TASK INSTRUCTIONS: Exactly repeat the material, dropping every picture from the copy.

--- RAW DATA ---

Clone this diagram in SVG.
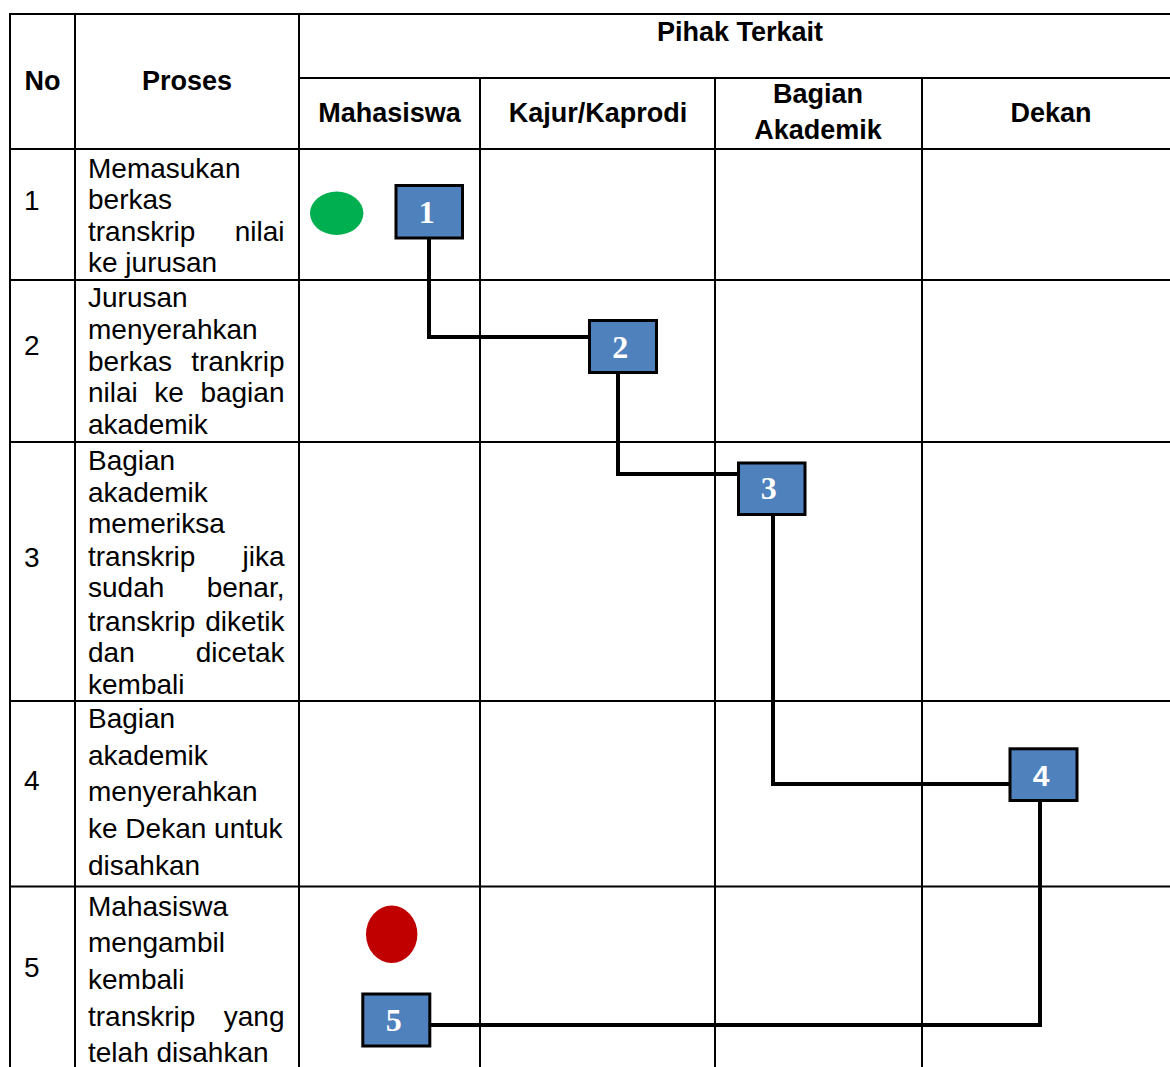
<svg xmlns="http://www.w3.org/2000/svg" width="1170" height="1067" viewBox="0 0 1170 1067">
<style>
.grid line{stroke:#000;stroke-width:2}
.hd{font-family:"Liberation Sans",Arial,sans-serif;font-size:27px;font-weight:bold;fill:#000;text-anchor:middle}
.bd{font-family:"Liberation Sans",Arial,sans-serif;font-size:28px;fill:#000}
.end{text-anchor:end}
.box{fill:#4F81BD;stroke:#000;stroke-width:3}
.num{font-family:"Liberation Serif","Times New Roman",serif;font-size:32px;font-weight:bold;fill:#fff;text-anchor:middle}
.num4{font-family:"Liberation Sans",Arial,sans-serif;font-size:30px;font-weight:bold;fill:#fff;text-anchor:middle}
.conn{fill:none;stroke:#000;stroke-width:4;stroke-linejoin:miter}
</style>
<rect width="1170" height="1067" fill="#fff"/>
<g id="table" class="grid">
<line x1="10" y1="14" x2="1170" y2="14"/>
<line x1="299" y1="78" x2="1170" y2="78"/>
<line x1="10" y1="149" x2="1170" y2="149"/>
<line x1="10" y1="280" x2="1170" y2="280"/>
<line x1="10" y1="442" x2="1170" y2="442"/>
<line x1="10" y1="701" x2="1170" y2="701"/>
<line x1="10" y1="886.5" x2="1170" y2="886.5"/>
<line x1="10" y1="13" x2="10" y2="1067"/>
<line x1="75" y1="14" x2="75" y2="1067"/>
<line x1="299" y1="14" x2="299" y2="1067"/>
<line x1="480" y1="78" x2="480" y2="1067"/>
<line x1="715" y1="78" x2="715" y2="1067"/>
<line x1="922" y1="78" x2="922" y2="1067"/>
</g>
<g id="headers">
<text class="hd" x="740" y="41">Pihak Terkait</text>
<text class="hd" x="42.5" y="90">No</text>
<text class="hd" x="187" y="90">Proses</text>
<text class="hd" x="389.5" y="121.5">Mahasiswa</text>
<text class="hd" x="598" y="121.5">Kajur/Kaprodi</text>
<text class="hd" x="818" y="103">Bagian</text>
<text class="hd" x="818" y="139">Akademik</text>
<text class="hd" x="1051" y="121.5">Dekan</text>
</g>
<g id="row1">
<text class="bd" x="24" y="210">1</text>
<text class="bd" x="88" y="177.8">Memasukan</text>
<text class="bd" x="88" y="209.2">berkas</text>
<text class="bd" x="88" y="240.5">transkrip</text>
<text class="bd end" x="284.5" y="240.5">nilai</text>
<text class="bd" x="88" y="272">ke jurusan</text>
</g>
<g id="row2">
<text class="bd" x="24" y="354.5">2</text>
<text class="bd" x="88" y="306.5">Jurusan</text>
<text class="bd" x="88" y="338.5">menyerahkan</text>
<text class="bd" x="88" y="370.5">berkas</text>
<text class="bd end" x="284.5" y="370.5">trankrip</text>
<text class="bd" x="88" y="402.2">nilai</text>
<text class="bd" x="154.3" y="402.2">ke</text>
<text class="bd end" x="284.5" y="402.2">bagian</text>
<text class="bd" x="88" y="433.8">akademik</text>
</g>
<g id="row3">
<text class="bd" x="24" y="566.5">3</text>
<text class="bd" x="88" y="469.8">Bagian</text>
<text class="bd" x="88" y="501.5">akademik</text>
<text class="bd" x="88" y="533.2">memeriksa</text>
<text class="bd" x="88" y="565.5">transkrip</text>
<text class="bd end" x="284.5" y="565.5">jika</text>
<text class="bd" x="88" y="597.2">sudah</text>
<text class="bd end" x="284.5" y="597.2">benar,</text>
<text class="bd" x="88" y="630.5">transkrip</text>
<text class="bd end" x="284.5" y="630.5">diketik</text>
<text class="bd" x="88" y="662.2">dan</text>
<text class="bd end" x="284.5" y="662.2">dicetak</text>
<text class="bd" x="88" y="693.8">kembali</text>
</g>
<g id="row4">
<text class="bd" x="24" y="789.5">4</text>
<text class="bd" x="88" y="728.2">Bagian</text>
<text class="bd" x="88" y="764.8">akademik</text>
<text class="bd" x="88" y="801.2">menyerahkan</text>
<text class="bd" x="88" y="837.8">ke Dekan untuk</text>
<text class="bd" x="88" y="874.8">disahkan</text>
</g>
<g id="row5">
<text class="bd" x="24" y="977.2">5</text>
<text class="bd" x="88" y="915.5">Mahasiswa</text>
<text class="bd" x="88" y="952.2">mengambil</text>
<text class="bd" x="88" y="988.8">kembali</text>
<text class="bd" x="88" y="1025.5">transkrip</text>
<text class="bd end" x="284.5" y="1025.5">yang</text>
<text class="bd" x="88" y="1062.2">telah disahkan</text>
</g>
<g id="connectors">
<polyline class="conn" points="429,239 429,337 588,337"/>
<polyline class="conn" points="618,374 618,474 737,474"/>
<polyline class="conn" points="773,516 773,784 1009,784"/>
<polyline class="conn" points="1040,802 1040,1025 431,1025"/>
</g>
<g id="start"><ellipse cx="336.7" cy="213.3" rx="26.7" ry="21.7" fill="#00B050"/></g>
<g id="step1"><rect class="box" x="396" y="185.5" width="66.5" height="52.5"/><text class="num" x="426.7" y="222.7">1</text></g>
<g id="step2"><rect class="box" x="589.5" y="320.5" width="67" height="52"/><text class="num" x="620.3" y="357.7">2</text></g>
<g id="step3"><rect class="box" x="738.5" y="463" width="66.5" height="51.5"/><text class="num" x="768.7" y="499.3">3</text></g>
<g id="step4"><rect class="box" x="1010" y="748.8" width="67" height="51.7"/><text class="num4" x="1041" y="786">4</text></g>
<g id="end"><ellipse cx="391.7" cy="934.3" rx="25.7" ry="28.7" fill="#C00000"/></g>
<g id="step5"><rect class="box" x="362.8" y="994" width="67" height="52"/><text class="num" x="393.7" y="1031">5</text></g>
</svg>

---

ANSWER BELOW:
Clone this diagram in SVG.
<svg xmlns="http://www.w3.org/2000/svg" width="1170" height="1067" viewBox="0 0 1170 1067">
<style>
.grid line{stroke:#000;stroke-width:2}
.hd{font-family:"Liberation Sans",Arial,sans-serif;font-size:27px;font-weight:bold;fill:#000;text-anchor:middle}
.bd{font-family:"Liberation Sans",Arial,sans-serif;font-size:28px;fill:#000}
.end{text-anchor:end}
.box{fill:#4F81BD;stroke:#000;stroke-width:3}
.num{font-family:"Liberation Serif","Times New Roman",serif;font-size:32px;font-weight:bold;fill:#fff;text-anchor:middle}
.num4{font-family:"Liberation Sans",Arial,sans-serif;font-size:30px;font-weight:bold;fill:#fff;text-anchor:middle}
.conn{fill:none;stroke:#000;stroke-width:4;stroke-linejoin:miter}
</style>
<rect width="1170" height="1067" fill="#fff"/>
<g id="table" class="grid">
<line x1="10" y1="14" x2="1170" y2="14"/>
<line x1="299" y1="78" x2="1170" y2="78"/>
<line x1="10" y1="149" x2="1170" y2="149"/>
<line x1="10" y1="280" x2="1170" y2="280"/>
<line x1="10" y1="442" x2="1170" y2="442"/>
<line x1="10" y1="701" x2="1170" y2="701"/>
<line x1="10" y1="886.5" x2="1170" y2="886.5"/>
<line x1="10" y1="13" x2="10" y2="1067"/>
<line x1="75" y1="14" x2="75" y2="1067"/>
<line x1="299" y1="14" x2="299" y2="1067"/>
<line x1="480" y1="78" x2="480" y2="1067"/>
<line x1="715" y1="78" x2="715" y2="1067"/>
<line x1="922" y1="78" x2="922" y2="1067"/>
</g>
<g id="headers">
<text class="hd" x="740" y="41">Pihak Terkait</text>
<text class="hd" x="42.5" y="90">No</text>
<text class="hd" x="187" y="90">Proses</text>
<text class="hd" x="389.5" y="121.5">Mahasiswa</text>
<text class="hd" x="598" y="121.5">Kajur/Kaprodi</text>
<text class="hd" x="818" y="103">Bagian</text>
<text class="hd" x="818" y="139">Akademik</text>
<text class="hd" x="1051" y="121.5">Dekan</text>
</g>
<g id="row1">
<text class="bd" x="24" y="210">1</text>
<text class="bd" x="88" y="177.8">Memasukan</text>
<text class="bd" x="88" y="209.2">berkas</text>
<text class="bd" x="88" y="240.5">transkrip</text>
<text class="bd end" x="284.5" y="240.5">nilai</text>
<text class="bd" x="88" y="272">ke jurusan</text>
</g>
<g id="row2">
<text class="bd" x="24" y="354.5">2</text>
<text class="bd" x="88" y="306.5">Jurusan</text>
<text class="bd" x="88" y="338.5">menyerahkan</text>
<text class="bd" x="88" y="370.5">berkas</text>
<text class="bd end" x="284.5" y="370.5">trankrip</text>
<text class="bd" x="88" y="402.2">nilai</text>
<text class="bd" x="154.3" y="402.2">ke</text>
<text class="bd end" x="284.5" y="402.2">bagian</text>
<text class="bd" x="88" y="433.8">akademik</text>
</g>
<g id="row3">
<text class="bd" x="24" y="566.5">3</text>
<text class="bd" x="88" y="469.8">Bagian</text>
<text class="bd" x="88" y="501.5">akademik</text>
<text class="bd" x="88" y="533.2">memeriksa</text>
<text class="bd" x="88" y="565.5">transkrip</text>
<text class="bd end" x="284.5" y="565.5">jika</text>
<text class="bd" x="88" y="597.2">sudah</text>
<text class="bd end" x="284.5" y="597.2">benar,</text>
<text class="bd" x="88" y="630.5">transkrip</text>
<text class="bd end" x="284.5" y="630.5">diketik</text>
<text class="bd" x="88" y="662.2">dan</text>
<text class="bd end" x="284.5" y="662.2">dicetak</text>
<text class="bd" x="88" y="693.8">kembali</text>
</g>
<g id="row4">
<text class="bd" x="24" y="789.5">4</text>
<text class="bd" x="88" y="728.2">Bagian</text>
<text class="bd" x="88" y="764.8">akademik</text>
<text class="bd" x="88" y="801.2">menyerahkan</text>
<text class="bd" x="88" y="837.8">ke Dekan untuk</text>
<text class="bd" x="88" y="874.8">disahkan</text>
</g>
<g id="row5">
<text class="bd" x="24" y="977.2">5</text>
<text class="bd" x="88" y="915.5">Mahasiswa</text>
<text class="bd" x="88" y="952.2">mengambil</text>
<text class="bd" x="88" y="988.8">kembali</text>
<text class="bd" x="88" y="1025.5">transkrip</text>
<text class="bd end" x="284.5" y="1025.5">yang</text>
<text class="bd" x="88" y="1062.2">telah disahkan</text>
</g>
<g id="connectors">
<polyline class="conn" points="429,239 429,337 588,337"/>
<polyline class="conn" points="618,374 618,474 737,474"/>
<polyline class="conn" points="773,516 773,784 1009,784"/>
<polyline class="conn" points="1040,802 1040,1025 431,1025"/>
</g>
<g id="start"><ellipse cx="336.7" cy="213.3" rx="26.7" ry="21.7" fill="#00B050"/></g>
<g id="step1"><rect class="box" x="396" y="185.5" width="66.5" height="52.5"/><text class="num" x="426.7" y="222.7">1</text></g>
<g id="step2"><rect class="box" x="589.5" y="320.5" width="67" height="52"/><text class="num" x="620.3" y="357.7">2</text></g>
<g id="step3"><rect class="box" x="738.5" y="463" width="66.5" height="51.5"/><text class="num" x="768.7" y="499.3">3</text></g>
<g id="step4"><rect class="box" x="1010" y="748.8" width="67" height="51.7"/><text class="num4" x="1041" y="786">4</text></g>
<g id="end"><ellipse cx="391.7" cy="934.3" rx="25.7" ry="28.7" fill="#C00000"/></g>
<g id="step5"><rect class="box" x="362.8" y="994" width="67" height="52"/><text class="num" x="393.7" y="1031">5</text></g>
</svg>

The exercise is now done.